Why are you having to update your DNS records when you add a new service? Just set up a wildcard A record to send *.myserver.com to the reverse proxy and you never have to touch it again. If your DNS doesn't let you set wildcard A records, then switch to a better DNS.

[–] Scrath@lemmy.dbzer0.com 9 points 22 hours ago (3 children)

Not OP but a lot of people probably use pi-hole which doesn't support wildcards for some inane reason

[–] Klajan@lemmy.zip 2 points 9 hours ago

It does support it, you just have to add it to dnsmasq. I have it Setup under misc.dnsmasq_lines like so:

address=/proxy.example.com/192.0.0.100
local=/proxy.example.com/

Then I have my proxied service reachable under service.proxy.example.com

[–] Croquette@sh.itjust.works 5 points 21 hours ago (1 children)

That's my case. I send every new subdomain to my nginx IP on pi-hole and then use nginx as a reverse proxy

[–] Scrath@lemmy.dbzer0.com 1 points 20 hours ago* (last edited 20 hours ago) (1 children)

That was my exact setup as well until I switched to a different router which supported both custom DNS entries and blocklists, thereby making the pi-hole redundant

[–] Croquette@sh.itjust.works 1 points 16 hours ago (1 children)

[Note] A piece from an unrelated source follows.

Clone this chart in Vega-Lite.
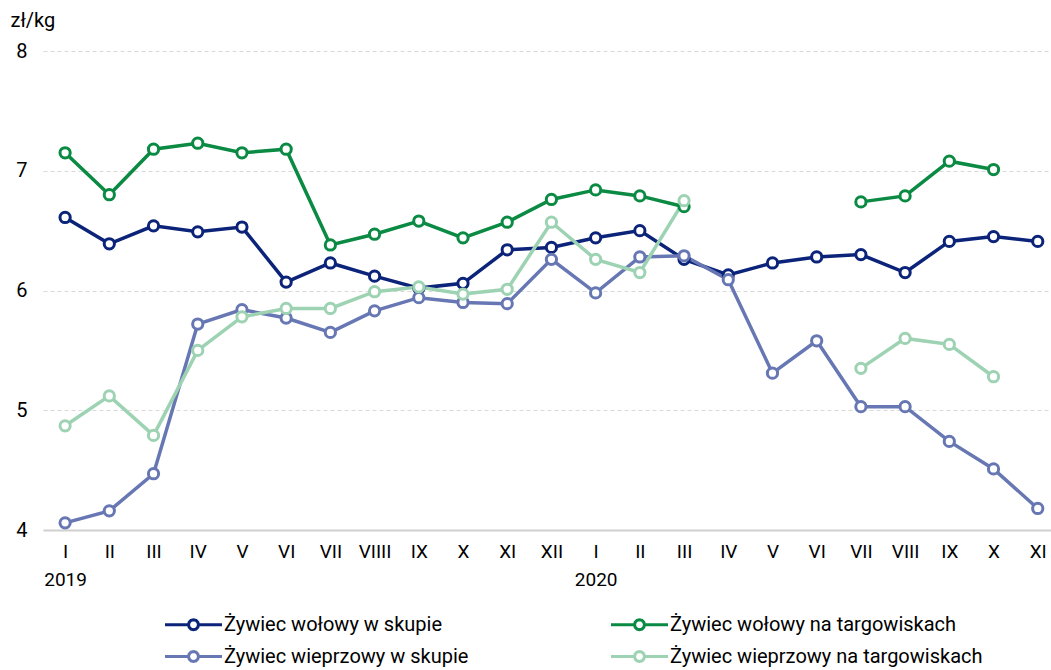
{
  "$schema": "https://vega.github.io/schema/vega-lite/v6.json",
  "width": 1008,
  "height": 479,
  "autosize": {"type": "none"},
  "padding": {"left": 43, "top": 51, "right": 0, "bottom": 140},
  "background": "white",
  "config": {
    "font": "Roboto",
    "view": {"stroke": null}
  },
  "datasets": {
    "rows": [
      {"m":0,"s":"Żywiec wołowy w skupie","v":6.61},{"m":1,"s":"Żywiec wołowy w skupie","v":6.39},{"m":2,"s":"Żywiec wołowy w skupie","v":6.54},{"m":3,"s":"Żywiec wołowy w skupie","v":6.49},{"m":4,"s":"Żywiec wołowy w skupie","v":6.53},{"m":5,"s":"Żywiec wołowy w skupie","v":6.07},{"m":6,"s":"Żywiec wołowy w skupie","v":6.23},{"m":7,"s":"Żywiec wołowy w skupie","v":6.12},{"m":8,"s":"Żywiec wołowy w skupie","v":6.02},{"m":9,"s":"Żywiec wołowy w skupie","v":6.06},{"m":10,"s":"Żywiec wołowy w skupie","v":6.34},{"m":11,"s":"Żywiec wołowy w skupie","v":6.36},{"m":12,"s":"Żywiec wołowy w skupie","v":6.44},{"m":13,"s":"Żywiec wołowy w skupie","v":6.50},{"m":14,"s":"Żywiec wołowy w skupie","v":6.26},{"m":15,"s":"Żywiec wołowy w skupie","v":6.13},{"m":16,"s":"Żywiec wołowy w skupie","v":6.23},{"m":17,"s":"Żywiec wołowy w skupie","v":6.28},{"m":18,"s":"Żywiec wołowy w skupie","v":6.30},{"m":19,"s":"Żywiec wołowy w skupie","v":6.15},{"m":20,"s":"Żywiec wołowy w skupie","v":6.41},{"m":21,"s":"Żywiec wołowy w skupie","v":6.45},{"m":22,"s":"Żywiec wołowy w skupie","v":6.41},
      {"m":0,"s":"Żywiec wołowy na targowiskach","v":7.15},{"m":1,"s":"Żywiec wołowy na targowiskach","v":6.80},{"m":2,"s":"Żywiec wołowy na targowiskach","v":7.18},{"m":3,"s":"Żywiec wołowy na targowiskach","v":7.23},{"m":4,"s":"Żywiec wołowy na targowiskach","v":7.15},{"m":5,"s":"Żywiec wołowy na targowiskach","v":7.18},{"m":6,"s":"Żywiec wołowy na targowiskach","v":6.38},{"m":7,"s":"Żywiec wołowy na targowiskach","v":6.47},{"m":8,"s":"Żywiec wołowy na targowiskach","v":6.58},{"m":9,"s":"Żywiec wołowy na targowiskach","v":6.44},{"m":10,"s":"Żywiec wołowy na targowiskach","v":6.57},{"m":11,"s":"Żywiec wołowy na targowiskach","v":6.76},{"m":12,"s":"Żywiec wołowy na targowiskach","v":6.84},{"m":13,"s":"Żywiec wołowy na targowiskach","v":6.79},{"m":14,"s":"Żywiec wołowy na targowiskach","v":6.70},{"m":15,"s":"Żywiec wołowy na targowiskach","v":null},{"m":16,"s":"Żywiec wołowy na targowiskach","v":null},{"m":17,"s":"Żywiec wołowy na targowiskach","v":null},{"m":18,"s":"Żywiec wołowy na targowiskach","v":6.74},{"m":19,"s":"Żywiec wołowy na targowiskach","v":6.79},{"m":20,"s":"Żywiec wołowy na targowiskach","v":7.08},{"m":21,"s":"Żywiec wołowy na targowiskach","v":7.01},{"m":22,"s":"Żywiec wołowy na targowiskach","v":null},
      {"m":0,"s":"Żywiec wieprzowy w skupie","v":4.06},{"m":1,"s":"Żywiec wieprzowy w skupie","v":4.16},{"m":2,"s":"Żywiec wieprzowy w skupie","v":4.47},{"m":3,"s":"Żywiec wieprzowy w skupie","v":5.72},{"m":4,"s":"Żywiec wieprzowy w skupie","v":5.84},{"m":5,"s":"Żywiec wieprzowy w skupie","v":5.77},{"m":6,"s":"Żywiec wieprzowy w skupie","v":5.65},{"m":7,"s":"Żywiec wieprzowy w skupie","v":5.83},{"m":8,"s":"Żywiec wieprzowy w skupie","v":5.94},{"m":9,"s":"Żywiec wieprzowy w skupie","v":5.90},{"m":10,"s":"Żywiec wieprzowy w skupie","v":5.89},{"m":11,"s":"Żywiec wieprzowy w skupie","v":6.26},{"m":12,"s":"Żywiec wieprzowy w skupie","v":5.98},{"m":13,"s":"Żywiec wieprzowy w skupie","v":6.28},{"m":14,"s":"Żywiec wieprzowy w skupie","v":6.29},{"m":15,"s":"Żywiec wieprzowy w skupie","v":6.09},{"m":16,"s":"Żywiec wieprzowy w skupie","v":5.31},{"m":17,"s":"Żywiec wieprzowy w skupie","v":5.58},{"m":18,"s":"Żywiec wieprzowy w skupie","v":5.03},{"m":19,"s":"Żywiec wieprzowy w skupie","v":5.03},{"m":20,"s":"Żywiec wieprzowy w skupie","v":4.74},{"m":21,"s":"Żywiec wieprzowy w skupie","v":4.51},{"m":22,"s":"Żywiec wieprzowy w skupie","v":4.18},
      {"m":0,"s":"Żywiec wieprzowy na targowiskach","v":4.87},{"m":1,"s":"Żywiec wieprzowy na targowiskach","v":5.12},{"m":2,"s":"Żywiec wieprzowy na targowiskach","v":4.79},{"m":3,"s":"Żywiec wieprzowy na targowiskach","v":5.50},{"m":4,"s":"Żywiec wieprzowy na targowiskach","v":5.78},{"m":5,"s":"Żywiec wieprzowy na targowiskach","v":5.85},{"m":6,"s":"Żywiec wieprzowy na targowiskach","v":5.85},{"m":7,"s":"Żywiec wieprzowy na targowiskach","v":5.99},{"m":8,"s":"Żywiec wieprzowy na targowiskach","v":6.03},{"m":9,"s":"Żywiec wieprzowy na targowiskach","v":5.97},{"m":10,"s":"Żywiec wieprzowy na targowiskach","v":6.01},{"m":11,"s":"Żywiec wieprzowy na targowiskach","v":6.57},{"m":12,"s":"Żywiec wieprzowy na targowiskach","v":6.26},{"m":13,"s":"Żywiec wieprzowy na targowiskach","v":6.15},{"m":14,"s":"Żywiec wieprzowy na targowiskach","v":6.75},{"m":15,"s":"Żywiec wieprzowy na targowiskach","v":null},{"m":16,"s":"Żywiec wieprzowy na targowiskach","v":null},{"m":17,"s":"Żywiec wieprzowy na targowiskach","v":null},{"m":18,"s":"Żywiec wieprzowy na targowiskach","v":5.35},{"m":19,"s":"Żywiec wieprzowy na targowiskach","v":5.60},{"m":20,"s":"Żywiec wieprzowy na targowiskach","v":5.55},{"m":21,"s":"Żywiec wieprzowy na targowiskach","v":5.28},{"m":22,"s":"Żywiec wieprzowy na targowiskach","v":null}
    ]
  },
  "data": {"name": "rows"},
  "encoding": {
    "x": {
      "field": "m", "type": "quantitative",
      "scale": {"domain": [-0.5, 22.3], "nice": false, "zero": false},
      "axis": {
        "title": null,
        "values": [0,1,2,3,4,5,6,7,8,9,10,11,12,13,14,15,16,17,18,19,20,21,22],
        "labelExpr": "datum.value == 0 ? ['I','2019'] : datum.value == 12 ? ['I','2020'] : ['I','II','III','IV','V','VI','VII','VIIII','IX','X','XI','XII','I','II','III','IV','V','VI','VII','VIII','IX','X','XI'][datum.value]",
        "grid": false, "ticks": false,
        "domainColor": "#d0d0d0", "domainWidth": 2,
        "labelFontSize": 19, "labelColor": "#000000", "labelPadding": 12,
        "labelLineHeight": 28, "labelFlush": false, "labelOverlap": false, "labelBound": false
      }
    },
    "y": {
      "field": "v", "type": "quantitative",
      "scale": {"domain": [4, 8], "nice": false, "zero": false},
      "axis": {
        "values": [4,5,6,7,8],
        "title": "zł/kg", "titleAngle": 0, "titleAlign": "left", "titleBaseline": "alphabetic",
        "titleX": -33, "titleY": -25, "titleFontWeight": "normal", "titleFontSize": 20, "titleColor": "#000000",
        "grid": true, "gridDash": [4, 3], "gridColor": "#d9d9d9", "gridWidth": 1,
        "domain": false, "ticks": false,
        "labelFontSize": 20, "labelColor": "#000000", "labelPadding": 16
      }
    },
    "color": {
      "field": "s", "type": "nominal",
      "scale": {
        "domain": ["Żywiec wołowy w skupie", "Żywiec wieprzowy w skupie", "Żywiec wołowy na targowiskach", "Żywiec wieprzowy na targowiskach"],
        "range": ["#0b2379", "#6777b3", "#0a8a43", "#9dd2b3"]
      },
      "legend": {
        "title": null, "orient": "none", "legendX": 122, "legendY": 562,
        "columns": 2, "columnPadding": 136, "rowPadding": 9,
        "labelFontSize": 20, "labelColor": "#000000", "labelOffset": 36, "labelLimit": 500,
        "symbolType": "M-1.15,0L1.2,0M2.2,0L4.55,0M2.2,0L2.133,0.25L1.95,0.433L1.7,0.5L1.45,0.433L1.267,0.25L1.2,0L1.267,-0.25L1.45,-0.433L1.7,-0.5L1.95,-0.433L2.133,-0.25Z",
        "symbolSize": 400, "symbolStrokeWidth": 3, "symbolFillColor": "white", "symbolOpacity": 1
      }
    }
  },
  "layer": [
    {"mark": {"type": "line", "strokeWidth": 3.5, "invalid": "break-paths-show-domains"}},
    {"mark": {"type": "point", "shape": "circle", "filled": false, "fill": "white", "fillOpacity": 1, "opacity": 1, "size": 105, "strokeWidth": 3}}
  ]
}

I run opnsense, so I need to dump pi-hole. But I don't have the energy right now to do that.

Pi-Hole was pretty straightforward at the time and I did not look back since then. Annoying, but easy.

[–] Scrath@lemmy.dbzer0.com 1 points 8 hours ago

I use a MikroTik Router and while I do love the amount of power it gives me, I very quickly realized that I jumped in at the deep end. Deeper than I can deal with unfortunately.

I did get everything running after a week or so but I absolutely had to fight the router to do so.

Sometimes less is more I guess

[–] qjkxbmwvz@startrek.website 2 points 20 hours ago

I switched to Technitium and I've been pretty happy. Seems very robust, and as a bonus was easy to use it to stop DNS leaks (each upstream has a static route through a different Mullvad VPN, and since they're queried in parallel, a VPN connection can go down without losing any DNS...maybe this is how pihole would have handled it too though).

And of course, wildcards supported no problem.